* _What is required_:
Restate the full listing word for word and leave the pictures out.

* _Recorded data_:
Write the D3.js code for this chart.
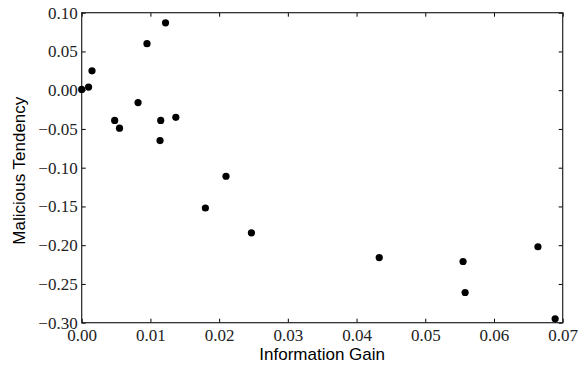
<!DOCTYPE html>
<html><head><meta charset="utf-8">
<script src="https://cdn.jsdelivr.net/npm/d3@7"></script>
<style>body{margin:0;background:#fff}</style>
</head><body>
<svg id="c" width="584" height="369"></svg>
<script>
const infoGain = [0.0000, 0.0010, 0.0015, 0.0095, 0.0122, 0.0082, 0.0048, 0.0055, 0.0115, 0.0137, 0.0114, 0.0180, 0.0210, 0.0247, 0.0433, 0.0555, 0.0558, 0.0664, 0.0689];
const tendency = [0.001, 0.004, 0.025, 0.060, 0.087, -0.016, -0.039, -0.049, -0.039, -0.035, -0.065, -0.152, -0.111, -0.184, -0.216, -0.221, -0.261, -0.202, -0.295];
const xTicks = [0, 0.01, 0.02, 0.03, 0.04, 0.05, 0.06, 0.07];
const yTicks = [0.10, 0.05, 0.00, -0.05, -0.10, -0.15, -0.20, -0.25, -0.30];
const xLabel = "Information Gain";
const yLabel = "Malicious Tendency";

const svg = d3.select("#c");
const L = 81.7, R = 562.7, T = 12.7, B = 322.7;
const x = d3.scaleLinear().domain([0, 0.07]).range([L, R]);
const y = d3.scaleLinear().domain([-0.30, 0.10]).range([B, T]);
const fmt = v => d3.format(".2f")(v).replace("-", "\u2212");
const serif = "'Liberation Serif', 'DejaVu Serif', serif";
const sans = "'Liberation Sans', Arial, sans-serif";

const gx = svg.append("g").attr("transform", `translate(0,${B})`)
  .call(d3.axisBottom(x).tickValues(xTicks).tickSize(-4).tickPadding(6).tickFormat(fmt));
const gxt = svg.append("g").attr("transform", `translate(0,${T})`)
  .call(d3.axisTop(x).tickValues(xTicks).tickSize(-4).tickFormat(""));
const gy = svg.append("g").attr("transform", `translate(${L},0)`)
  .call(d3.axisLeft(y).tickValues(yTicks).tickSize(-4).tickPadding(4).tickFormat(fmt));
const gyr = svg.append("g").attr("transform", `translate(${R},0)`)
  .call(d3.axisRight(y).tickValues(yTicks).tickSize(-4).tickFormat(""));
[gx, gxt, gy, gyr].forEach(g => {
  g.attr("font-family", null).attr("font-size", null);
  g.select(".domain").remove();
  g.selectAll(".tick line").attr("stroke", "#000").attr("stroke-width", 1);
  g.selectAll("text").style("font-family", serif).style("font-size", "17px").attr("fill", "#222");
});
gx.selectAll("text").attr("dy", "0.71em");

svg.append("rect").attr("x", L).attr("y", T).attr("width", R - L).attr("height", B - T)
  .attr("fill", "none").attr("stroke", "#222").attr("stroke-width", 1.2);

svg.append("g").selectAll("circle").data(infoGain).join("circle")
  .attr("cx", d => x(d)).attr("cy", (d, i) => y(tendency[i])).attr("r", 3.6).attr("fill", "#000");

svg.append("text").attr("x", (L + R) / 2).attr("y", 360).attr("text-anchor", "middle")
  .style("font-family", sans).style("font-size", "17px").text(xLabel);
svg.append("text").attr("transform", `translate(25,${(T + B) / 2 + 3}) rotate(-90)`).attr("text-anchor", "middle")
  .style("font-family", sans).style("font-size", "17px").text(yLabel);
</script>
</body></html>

* _Written response_:
Write the D3.js code for this chart.
<!DOCTYPE html>
<html><head><meta charset="utf-8">
<script src="https://cdn.jsdelivr.net/npm/d3@7"></script>
<style>body{margin:0;background:#fff}</style>
</head><body>
<svg id="c" width="584" height="369"></svg>
<script>
const infoGain = [0.0000, 0.0010, 0.0015, 0.0095, 0.0122, 0.0082, 0.0048, 0.0055, 0.0115, 0.0137, 0.0114, 0.0180, 0.0210, 0.0247, 0.0433, 0.0555, 0.0558, 0.0664, 0.0689];
const tendency = [0.001, 0.004, 0.025, 0.060, 0.087, -0.016, -0.039, -0.049, -0.039, -0.035, -0.065, -0.152, -0.111, -0.184, -0.216, -0.221, -0.261, -0.202, -0.295];
const xTicks = [0, 0.01, 0.02, 0.03, 0.04, 0.05, 0.06, 0.07];
const yTicks = [0.10, 0.05, 0.00, -0.05, -0.10, -0.15, -0.20, -0.25, -0.30];
const xLabel = "Information Gain";
const yLabel = "Malicious Tendency";

const svg = d3.select("#c");
const L = 81.7, R = 562.7, T = 12.7, B = 322.7;
const x = d3.scaleLinear().domain([0, 0.07]).range([L, R]);
const y = d3.scaleLinear().domain([-0.30, 0.10]).range([B, T]);
const fmt = v => d3.format(".2f")(v).replace("-", "\u2212");
const serif = "'Liberation Serif', 'DejaVu Serif', serif";
const sans = "'Liberation Sans', Arial, sans-serif";

const gx = svg.append("g").attr("transform", `translate(0,${B})`)
  .call(d3.axisBottom(x).tickValues(xTicks).tickSize(-4).tickPadding(6).tickFormat(fmt));
const gxt = svg.append("g").attr("transform", `translate(0,${T})`)
  .call(d3.axisTop(x).tickValues(xTicks).tickSize(-4).tickFormat(""));
const gy = svg.append("g").attr("transform", `translate(${L},0)`)
  .call(d3.axisLeft(y).tickValues(yTicks).tickSize(-4).tickPadding(4).tickFormat(fmt));
const gyr = svg.append("g").attr("transform", `translate(${R},0)`)
  .call(d3.axisRight(y).tickValues(yTicks).tickSize(-4).tickFormat(""));
[gx, gxt, gy, gyr].forEach(g => {
  g.attr("font-family", null).attr("font-size", null);
  g.select(".domain").remove();
  g.selectAll(".tick line").attr("stroke", "#000").attr("stroke-width", 1);
  g.selectAll("text").style("font-family", serif).style("font-size", "17px").attr("fill", "#222");
});
gx.selectAll("text").attr("dy", "0.71em");

svg.append("rect").attr("x", L).attr("y", T).attr("width", R - L).attr("height", B - T)
  .attr("fill", "none").attr("stroke", "#222").attr("stroke-width", 1.2);

svg.append("g").selectAll("circle").data(infoGain).join("circle")
  .attr("cx", d => x(d)).attr("cy", (d, i) => y(tendency[i])).attr("r", 3.6).attr("fill", "#000");

svg.append("text").attr("x", (L + R) / 2).attr("y", 360).attr("text-anchor", "middle")
  .style("font-family", sans).style("font-size", "17px").text(xLabel);
svg.append("text").attr("transform", `translate(25,${(T + B) / 2 + 3}) rotate(-90)`).attr("text-anchor", "middle")
  .style("font-family", sans).style("font-size", "17px").text(yLabel);
</script>
</body></html>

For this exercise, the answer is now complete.